Another issue, Rabbi Sirbu said, is that “egalitarianism means different things in different synagogues. There still are many Conservative synagogues that are not what I consider to be fully egalitarian, with women able to lead every part of the service.

“Family stuff also can be difficult,” she continued, and search committees sometimes ask inappropriate questions. “A graduating senior said that when she was negotiating for a job she was asked what her husband makes. “It’s often easier for women to get jobs as assistant rabbis, so there’s a nice mommy and daddy at the bimah. Women in those jobs make less money. But many of even those positions have been eliminated and rebirthed as educators, often at significantly less pay. There is a clear financial and status issue here. It’s important to teach women to be more entrepreneurial, to create their own jobs.

“As a movement, we’ve dropped the ball. It’s not just in working with rabbis, it’s rabbis and lay leaders together.. There are a lot of practical things the movement could do to raise the awareness of women rabbis. We should take some of our more charismatic women rabbis on a tour around the country.”

Rabbi Lori Forman-Jacobi, the director of Prozdor, the afterschool high school program at JTS, said, “I used to think that there were inherent differences between men and women as rabbis, but I no longer do. I was part of the very first generation of rabbis to be ordained, in 1988, and when I started there was a feeling that women would bring something different to the pulpit; it was a feminist essentialist argument. Now I think that men can bring those so-called female qualities – a listening ear and compassionate sensitivity – and women can bring strong opinions, a strong public presence, and decisiveness – qualities we stereotypically think of as male. Everyone’s trying to balance those qualities.

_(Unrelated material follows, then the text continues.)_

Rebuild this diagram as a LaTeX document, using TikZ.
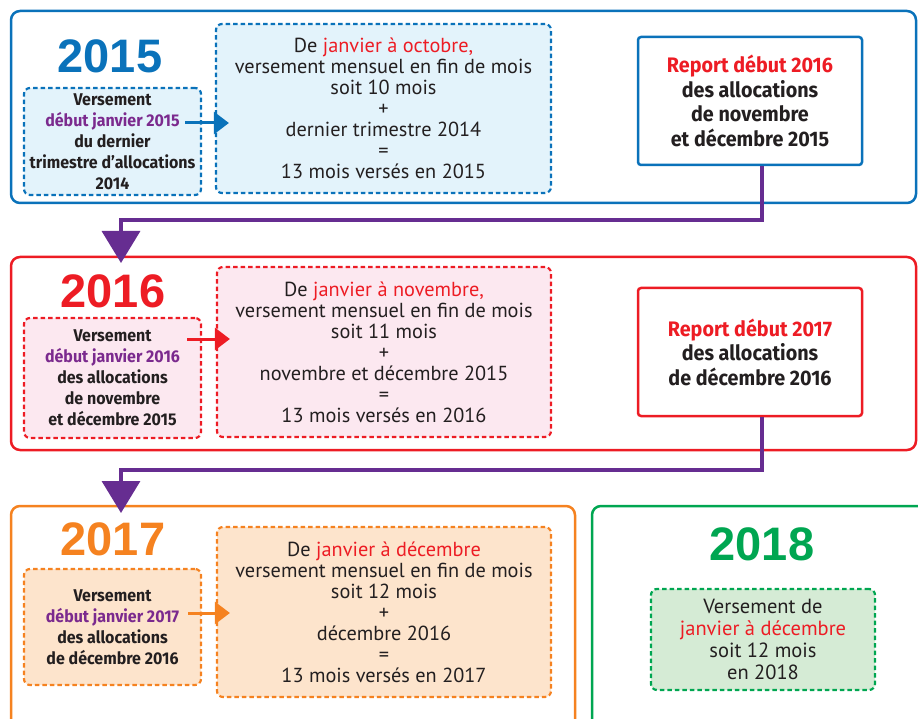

“I think that we still are plagued with a kind of transference that happens with congregations and rabbis. For many people, it’s more comfortable when it happens with men. Men have a hard time bonding with a woman rabbi, and women feel competitive with her. It may have something to do with the public nature of the job, and the authority that comes with it.

Rabbi Alana Suskin, who graduated from AJU in 2003, is a writer, blogger, and social activist. “I’m not sure that the problems women rabbis are having are separate from the issues women are having everywhere,” she said. “The real issue is with women in power in the Jewish community. Women head very few charitable organizations in general, but in the Jewish community they head almost none. So a piece of what’s going on is that women are still struggling with a society that does not support them.

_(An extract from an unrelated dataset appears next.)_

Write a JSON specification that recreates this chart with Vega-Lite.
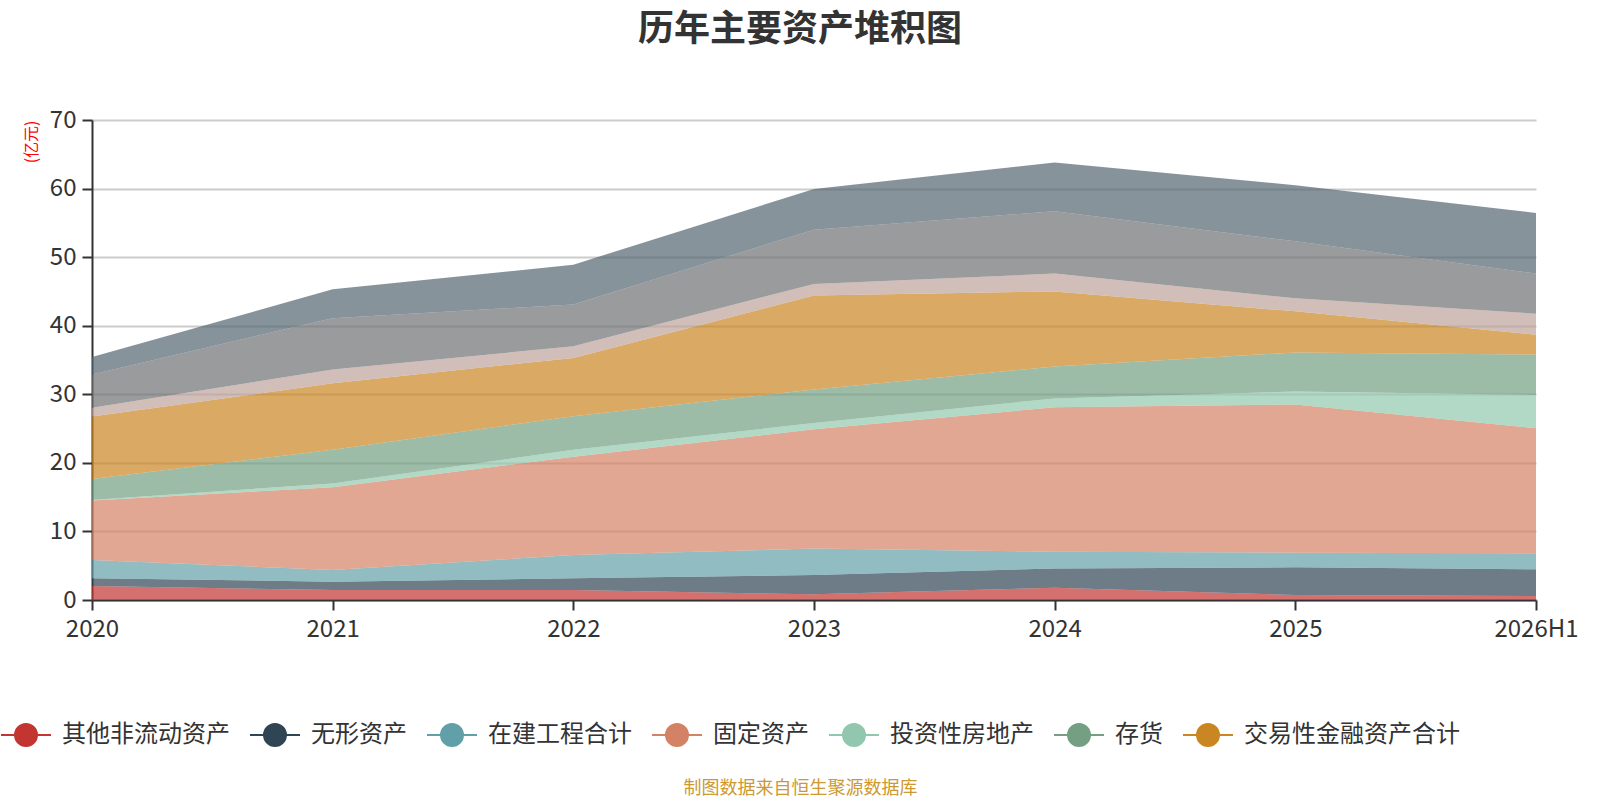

“My experiences have been mostly positive,” she continued, somewhat surprisingly. “I haven’t had trouble finding things to do, but I know there are women who wanted to be high-powered pulpit rabbis but did not get those positions.” Some of the problem is inherent to the structure of the job. The pulpit is designed for people who are married but have other people to take care of things.

Synagogues often don’t want to hire younger women – they might have children! – but they don’t want older women either, Rabbi Suskin continued. “You can’t be sexy – but you must be sexy. It’s a double bind – if you’re young you might come across as too flirty; if you’re motherly you’re not sexy enough. You’re damned if you do, damned if you don’t. But – that wasn’t my experience.”

Rabbi Joyce Newmark, who graduated from JTS in 1991 and was a pulpit rabbi until five years ago, said that the question of whether women rabbis face more challenges than their male counterparts “is over. When I graduated, there was a real issue of accepting women rabbis. Women couldn’t get interviews, and the rare times when we did we didn’t get hired. What I see now is women getting jobs in small and medium-size congregations. Those are good jobs. Not that many jobs in the big synagogues open up very often. And after all, most of our congregations are fairly small.”

Before she began at JTS, Rabbi Newmark had been a successful businesswoman. She said that she recalled a study from Harvard’s business school that asserted that “in the corporate world, when it came to hiring women and minorities the magic number was 25 percent. Once women or minorities are 25 percent of a hiring pool, the issue goes away. When there are only one or two women rabbis, they’re curiosities. We’re not curiosities any more.”

As a sign of how much times have changed, Rabbi Newmark offered her experience on Jeopardy this spring. (She won.) “Alex Trebak asked me how long have there been women rabbis, and he asked me if there are Orthodox women rabbis, but he never questioned my wearing a kippah,” she said. “I’m a rabbi, and of course a rabbi wears a kippah.”

Institutionally, at any rate, women are flourishing in the Conservative movement. For the first time, women rabbis occupy both of the Rabbinical Assembly’s top offices – Rabbi Julie Schonfeld is its executive vice president and Rabbi Gilah Dror, who is the spiritual leader of Rodef Sholom Temple in Hampton, Virginia, is president. This would have been unthinkable even a decade ago.

“We are fortunate to have hundreds of excellent women rabbis in the Rabbinical Assembly. It is a credit to the Rabbinical Assembly that although women are still a small minority of Conservative/Masorti rabbis, it has modeled for the rest of the movement the value of including women’s voices in all levels of service and leadership,” Rabbi Dror wrote in an email. And as advice to the women coming up, she added, “I am profoundly grateful that I was able to become a rabbi. I encourage women who are interested in becoming rabbis to follow their dream and their calling, to connect with others who have chosen this path, and to apply their wisdom and perspective to the collective sources that have sustained our people throughout the generations.”